The present study deals with nine groups of experimental investigations that arise from granular size influencing flow regime transition in particle-packed media. The relationship between critical parameters of flow transition and the granular size of particle-packed medium was discussed. The equations used to describe various flow domains were determined. The following can be stated:

• The permeability increases exponentially with particle diameter for the case of fluid flow through a particle-packed medium. A ‘discount effect’ for permeability should be caused by the non-spherical shape and roughness of the particle.
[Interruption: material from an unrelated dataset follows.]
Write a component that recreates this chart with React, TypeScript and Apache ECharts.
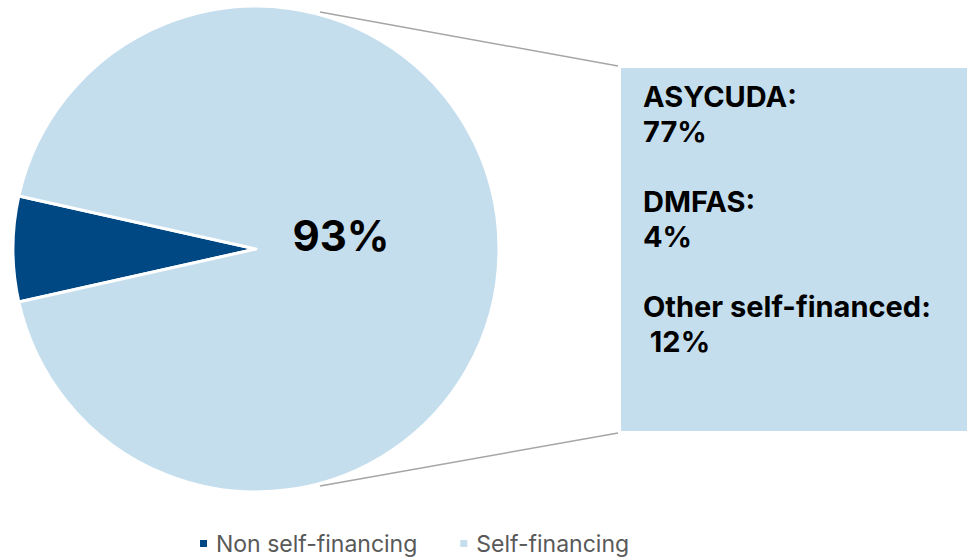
import React, { useEffect, useRef } from "react";
import * as echarts from "echarts";

const categories = ["Non self-financing", "Self-financing"];
const values = [7, 93];
const colors = ["#004884", "#C5DEED"];
const breakdownLabels = ["ASYCUDA:", "DMFAS:", "Other self-financed:"];
const breakdownValues = ["77%", "4%", " 12%"];

export default function App() {
  const ref = useRef<HTMLDivElement>(null);
  useEffect(() => {
    document.body.style.margin = "0";
    const chart = echarts.init(ref.current!, undefined, { renderer: "svg" });
    const font = "Inter, 'Noto Sans', sans-serif";
    const boxText = breakdownLabels
      .map((l, i) => `${l}\n${breakdownValues[i]}`)
      .join("\n\n");
    chart.setOption({
      animation: false,
      color: colors,
      legend: {
        data: categories,
        left: 193,
        top: 527,
        icon: "rect",
        itemWidth: 9,
        itemHeight: 9,
        itemGap: 41,
        textStyle: { fontSize: 23, color: "#595959", fontFamily: font, padding: [0, 0, 0, 3] },
      },
      series: [
        {
          type: "pie",
          center: [256, 249],
          radius: 243,
          startAngle: 192.6,
          clockwise: true,
          label: { show: false },
          labelLine: { show: false },
          itemStyle: { borderColor: "#ffffff", borderWidth: 3 },
          emphasis: { disabled: true },
          data: categories.map((c, i) => ({ name: c, value: values[i] })),
        },
      ],
      graphic: [
        {
          type: "line",
          z: 100,
          shape: { x1: 320, y1: 12, x2: 618, y2: 66 },
          style: { stroke: "#A6A6A6", lineWidth: 1.5 },
        },
        {
          type: "line",
          z: 100,
          shape: { x1: 320, y1: 486, x2: 618, y2: 433 },
          style: { stroke: "#A6A6A6", lineWidth: 1.5 },
        },
        {
          type: "rect",
          z: 100,
          shape: { x: 621, y: 68, width: 346, height: 363 },
          style: { fill: "#C5DEED" },
        },
        {
          type: "text",
          z: 101,
          x: 643,
          y: 79,
          style: {
            text: boxText,
            font: `bold 29px ${font}`,
            lineHeight: 35,
            fill: "#000000",
          },
        },
        {
          type: "text",
          z: 101,
          x: 341,
          y: 235,
          style: {
            text: `${values[1]}%`,
            font: `bold 42px ${font}`,
            fill: "#000000",
            align: "center",
            verticalAlign: "middle",
          },
        },
      ],
    });
    return () => chart.dispose();
  }, []);
  return <div ref={ref} style={{ width: 967, height: 558 }} />;
}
A suitable equation of permeability was obtained experimentally:

  $$k=-4.46\times {10}^{-4}+6.93\times {10}^{-4}{(d^2)}^{0.076},$$

  (9)
• In contrast with permeability, the inertia factor reduces exponentially with an increase in particle diameter. An ‘additive effect’ should be caused by the non-spherical shape and roughness of particles for the inertia factor. The relationship between inertia factor and mean particle diameter was obtained:

  $$\beta =1.26\times {10}^5+3.37\times {10}^{-4}(d^{-2.49}),$$

  (10)
• Three different flow regions have been divided. The availability range of seepage equation was verified based on the division results, which is shown in the graph of superficial velocity against mean particle diameter. The Darcy region is located at the creeping velocity in the range of 0 < v < 0.011 m/s with Darcy’s law being more suitable (Equation (5)). The Forchheimer region is found at 0.018 < v < 0.0345 m/s with the quadratic law suitable in this case (Equation (6)). The turbulent flow domain occurred at v > 0.0345 m/s with the power law being applied in this case with an exponential value of 2 (Equation (8)).
• According to the results of flow region–division, the availability range for seepage equation was obtained, which is shown in the curve of pressure drop (ΔP) plot against mean grain diameter. The Darcy domain should be found at ΔP < 0.03 MPa for a granular size of 0–0.6 mm and at ΔP < 0.009–0.01 MPa for a granular size of 0.6–9.5 mm. The Forchheimer domain is located in 0.01 < ΔP <0.045 MPa for a granular size of 0.6–9.5 mm. Turbulent flow occurred at ΔP ≥ 0.045 MPa for a granular size of 0.6–9.5 mm.
• The inertia effect becomes more pronounced with an increase in the particle diameter when the flow transition occurs. Furthermore, the particle-packed medium with smaller granules had a greater energy loss during this process.